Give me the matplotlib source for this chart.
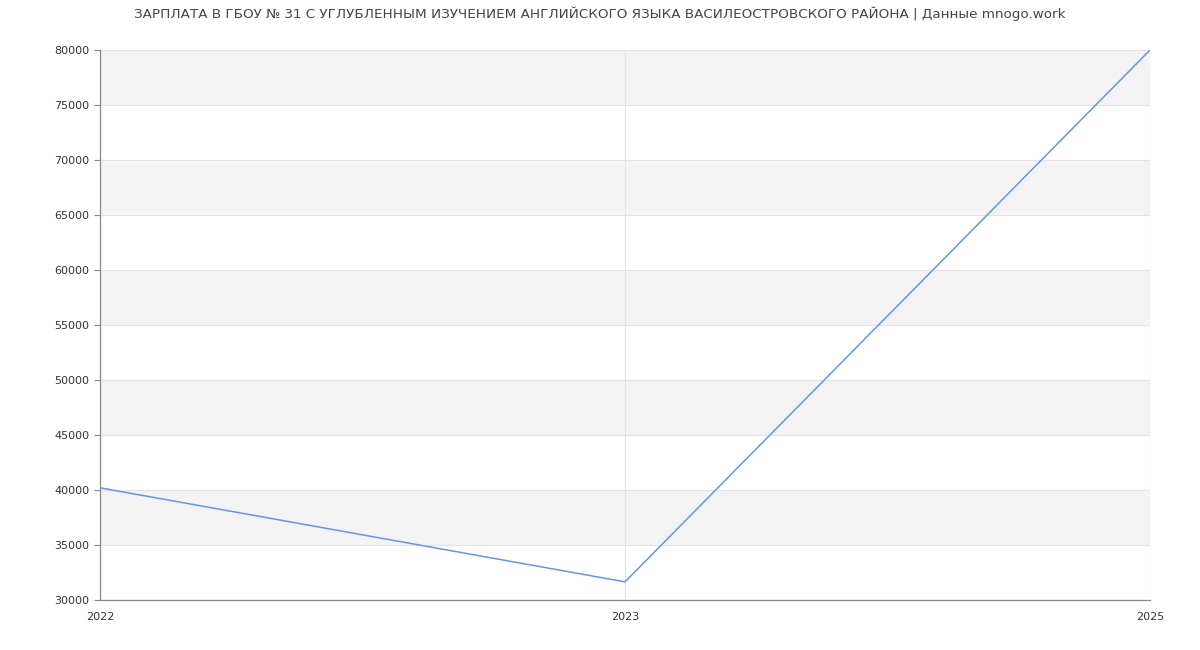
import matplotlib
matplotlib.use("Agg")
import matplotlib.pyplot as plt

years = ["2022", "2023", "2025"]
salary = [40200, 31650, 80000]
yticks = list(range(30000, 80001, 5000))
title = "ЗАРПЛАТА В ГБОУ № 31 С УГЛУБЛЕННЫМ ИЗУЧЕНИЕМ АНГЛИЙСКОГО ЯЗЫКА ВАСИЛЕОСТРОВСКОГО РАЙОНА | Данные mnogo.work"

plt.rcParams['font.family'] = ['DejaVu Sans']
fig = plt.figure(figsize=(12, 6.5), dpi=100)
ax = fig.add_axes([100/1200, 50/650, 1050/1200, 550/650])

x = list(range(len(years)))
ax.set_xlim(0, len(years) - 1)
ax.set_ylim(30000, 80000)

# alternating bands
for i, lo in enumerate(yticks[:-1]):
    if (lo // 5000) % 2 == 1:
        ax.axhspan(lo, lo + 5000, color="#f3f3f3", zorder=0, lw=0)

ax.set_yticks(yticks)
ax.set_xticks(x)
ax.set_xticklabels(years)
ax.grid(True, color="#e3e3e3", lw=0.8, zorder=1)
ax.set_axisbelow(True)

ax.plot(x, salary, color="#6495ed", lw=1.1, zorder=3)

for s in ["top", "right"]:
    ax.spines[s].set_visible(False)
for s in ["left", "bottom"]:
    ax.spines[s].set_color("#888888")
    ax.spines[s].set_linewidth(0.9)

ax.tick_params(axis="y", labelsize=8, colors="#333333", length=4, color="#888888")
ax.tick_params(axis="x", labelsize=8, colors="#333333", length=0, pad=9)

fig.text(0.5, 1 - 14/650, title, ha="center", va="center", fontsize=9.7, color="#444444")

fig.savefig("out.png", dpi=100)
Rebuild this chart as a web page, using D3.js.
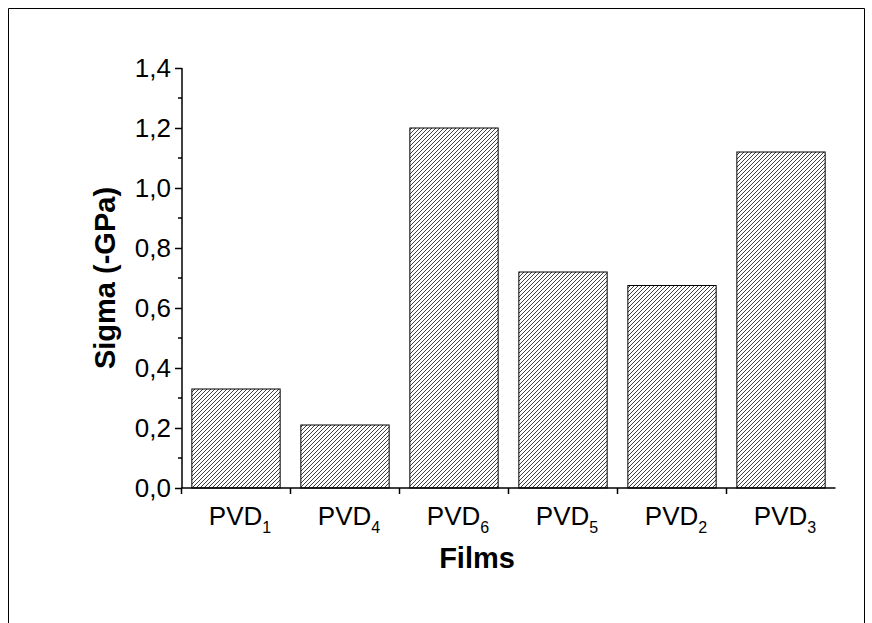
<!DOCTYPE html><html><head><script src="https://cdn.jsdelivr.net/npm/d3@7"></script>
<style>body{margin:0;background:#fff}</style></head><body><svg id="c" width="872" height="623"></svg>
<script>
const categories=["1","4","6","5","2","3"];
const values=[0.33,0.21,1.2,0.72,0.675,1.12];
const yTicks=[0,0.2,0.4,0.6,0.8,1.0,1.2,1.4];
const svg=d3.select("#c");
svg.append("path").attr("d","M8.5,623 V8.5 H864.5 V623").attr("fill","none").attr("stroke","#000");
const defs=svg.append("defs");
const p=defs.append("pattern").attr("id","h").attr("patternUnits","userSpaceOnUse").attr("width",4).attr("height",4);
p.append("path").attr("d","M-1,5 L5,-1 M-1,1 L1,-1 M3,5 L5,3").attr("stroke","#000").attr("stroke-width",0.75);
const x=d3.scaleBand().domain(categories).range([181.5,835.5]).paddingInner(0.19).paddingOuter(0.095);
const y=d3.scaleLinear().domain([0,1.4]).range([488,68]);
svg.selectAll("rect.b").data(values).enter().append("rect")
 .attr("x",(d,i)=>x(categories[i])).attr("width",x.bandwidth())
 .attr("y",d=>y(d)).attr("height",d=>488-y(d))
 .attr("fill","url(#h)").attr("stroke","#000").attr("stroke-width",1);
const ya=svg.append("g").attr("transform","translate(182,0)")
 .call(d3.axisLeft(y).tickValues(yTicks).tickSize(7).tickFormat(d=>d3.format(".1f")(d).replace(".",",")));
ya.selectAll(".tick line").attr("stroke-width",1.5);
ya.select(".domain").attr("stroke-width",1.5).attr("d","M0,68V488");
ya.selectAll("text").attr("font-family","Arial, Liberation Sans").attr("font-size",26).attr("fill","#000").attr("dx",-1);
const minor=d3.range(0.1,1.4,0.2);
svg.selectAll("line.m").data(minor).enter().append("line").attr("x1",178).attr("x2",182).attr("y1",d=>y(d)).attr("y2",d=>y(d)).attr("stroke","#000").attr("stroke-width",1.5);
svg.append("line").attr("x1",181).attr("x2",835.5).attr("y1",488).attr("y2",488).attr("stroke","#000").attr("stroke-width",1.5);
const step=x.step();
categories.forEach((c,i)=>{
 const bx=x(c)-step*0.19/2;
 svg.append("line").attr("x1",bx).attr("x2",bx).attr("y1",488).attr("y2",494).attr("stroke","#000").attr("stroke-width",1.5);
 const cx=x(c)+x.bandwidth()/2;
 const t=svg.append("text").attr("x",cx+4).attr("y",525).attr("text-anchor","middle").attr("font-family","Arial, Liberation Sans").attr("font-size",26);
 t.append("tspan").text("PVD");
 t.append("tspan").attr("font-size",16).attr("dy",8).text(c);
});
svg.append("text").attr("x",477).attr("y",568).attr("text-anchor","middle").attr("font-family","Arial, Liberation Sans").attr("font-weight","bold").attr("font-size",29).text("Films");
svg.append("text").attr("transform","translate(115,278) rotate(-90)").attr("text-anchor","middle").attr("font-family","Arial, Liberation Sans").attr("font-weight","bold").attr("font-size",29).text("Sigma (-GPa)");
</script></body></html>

- Problem statement: Write out the whole listing again, exactly, with no pictures.

- Completed task:
Give me the matplotlib source for this chart.
import matplotlib
matplotlib.use("Agg")
import matplotlib.pyplot as plt

years = ["2022", "2023", "2025"]
salary = [40200, 31650, 80000]
yticks = list(range(30000, 80001, 5000))
title = "ЗАРПЛАТА В ГБОУ № 31 С УГЛУБЛЕННЫМ ИЗУЧЕНИЕМ АНГЛИЙСКОГО ЯЗЫКА ВАСИЛЕОСТРОВСКОГО РАЙОНА | Данные mnogo.work"

plt.rcParams['font.family'] = ['DejaVu Sans']
fig = plt.figure(figsize=(12, 6.5), dpi=100)
ax = fig.add_axes([100/1200, 50/650, 1050/1200, 550/650])

x = list(range(len(years)))
ax.set_xlim(0, len(years) - 1)
ax.set_ylim(30000, 80000)

# alternating bands
for i, lo in enumerate(yticks[:-1]):
    if (lo // 5000) % 2 == 1:
        ax.axhspan(lo, lo + 5000, color="#f3f3f3", zorder=0, lw=0)

ax.set_yticks(yticks)
ax.set_xticks(x)
ax.set_xticklabels(years)
ax.grid(True, color="#e3e3e3", lw=0.8, zorder=1)
ax.set_axisbelow(True)

ax.plot(x, salary, color="#6495ed", lw=1.1, zorder=3)

for s in ["top", "right"]:
    ax.spines[s].set_visible(False)
for s in ["left", "bottom"]:
    ax.spines[s].set_color("#888888")
    ax.spines[s].set_linewidth(0.9)

ax.tick_params(axis="y", labelsize=8, colors="#333333", length=4, color="#888888")
ax.tick_params(axis="x", labelsize=8, colors="#333333", length=0, pad=9)

fig.text(0.5, 1 - 14/650, title, ha="center", va="center", fontsize=9.7, color="#444444")

fig.savefig("out.png", dpi=100)
Rebuild this chart as a web page, using D3.js.
<!DOCTYPE html><html><head><script src="https://cdn.jsdelivr.net/npm/d3@7"></script>
<style>body{margin:0;background:#fff}</style></head><body><svg id="c" width="872" height="623"></svg>
<script>
const categories=["1","4","6","5","2","3"];
const values=[0.33,0.21,1.2,0.72,0.675,1.12];
const yTicks=[0,0.2,0.4,0.6,0.8,1.0,1.2,1.4];
const svg=d3.select("#c");
svg.append("path").attr("d","M8.5,623 V8.5 H864.5 V623").attr("fill","none").attr("stroke","#000");
const defs=svg.append("defs");
const p=defs.append("pattern").attr("id","h").attr("patternUnits","userSpaceOnUse").attr("width",4).attr("height",4);
p.append("path").attr("d","M-1,5 L5,-1 M-1,1 L1,-1 M3,5 L5,3").attr("stroke","#000").attr("stroke-width",0.75);
const x=d3.scaleBand().domain(categories).range([181.5,835.5]).paddingInner(0.19).paddingOuter(0.095);
const y=d3.scaleLinear().domain([0,1.4]).range([488,68]);
svg.selectAll("rect.b").data(values).enter().append("rect")
 .attr("x",(d,i)=>x(categories[i])).attr("width",x.bandwidth())
 .attr("y",d=>y(d)).attr("height",d=>488-y(d))
 .attr("fill","url(#h)").attr("stroke","#000").attr("stroke-width",1);
const ya=svg.append("g").attr("transform","translate(182,0)")
 .call(d3.axisLeft(y).tickValues(yTicks).tickSize(7).tickFormat(d=>d3.format(".1f")(d).replace(".",",")));
ya.selectAll(".tick line").attr("stroke-width",1.5);
ya.select(".domain").attr("stroke-width",1.5).attr("d","M0,68V488");
ya.selectAll("text").attr("font-family","Arial, Liberation Sans").attr("font-size",26).attr("fill","#000").attr("dx",-1);
const minor=d3.range(0.1,1.4,0.2);
svg.selectAll("line.m").data(minor).enter().append("line").attr("x1",178).attr("x2",182).attr("y1",d=>y(d)).attr("y2",d=>y(d)).attr("stroke","#000").attr("stroke-width",1.5);
svg.append("line").attr("x1",181).attr("x2",835.5).attr("y1",488).attr("y2",488).attr("stroke","#000").attr("stroke-width",1.5);
const step=x.step();
categories.forEach((c,i)=>{
 const bx=x(c)-step*0.19/2;
 svg.append("line").attr("x1",bx).attr("x2",bx).attr("y1",488).attr("y2",494).attr("stroke","#000").attr("stroke-width",1.5);
 const cx=x(c)+x.bandwidth()/2;
 const t=svg.append("text").attr("x",cx+4).attr("y",525).attr("text-anchor","middle").attr("font-family","Arial, Liberation Sans").attr("font-size",26);
 t.append("tspan").text("PVD");
 t.append("tspan").attr("font-size",16).attr("dy",8).text(c);
});
svg.append("text").attr("x",477).attr("y",568).attr("text-anchor","middle").attr("font-family","Arial, Liberation Sans").attr("font-weight","bold").attr("font-size",29).text("Films");
svg.append("text").attr("transform","translate(115,278) rotate(-90)").attr("text-anchor","middle").attr("font-family","Arial, Liberation Sans").attr("font-weight","bold").attr("font-size",29).text("Sigma (-GPa)");
</script></body></html>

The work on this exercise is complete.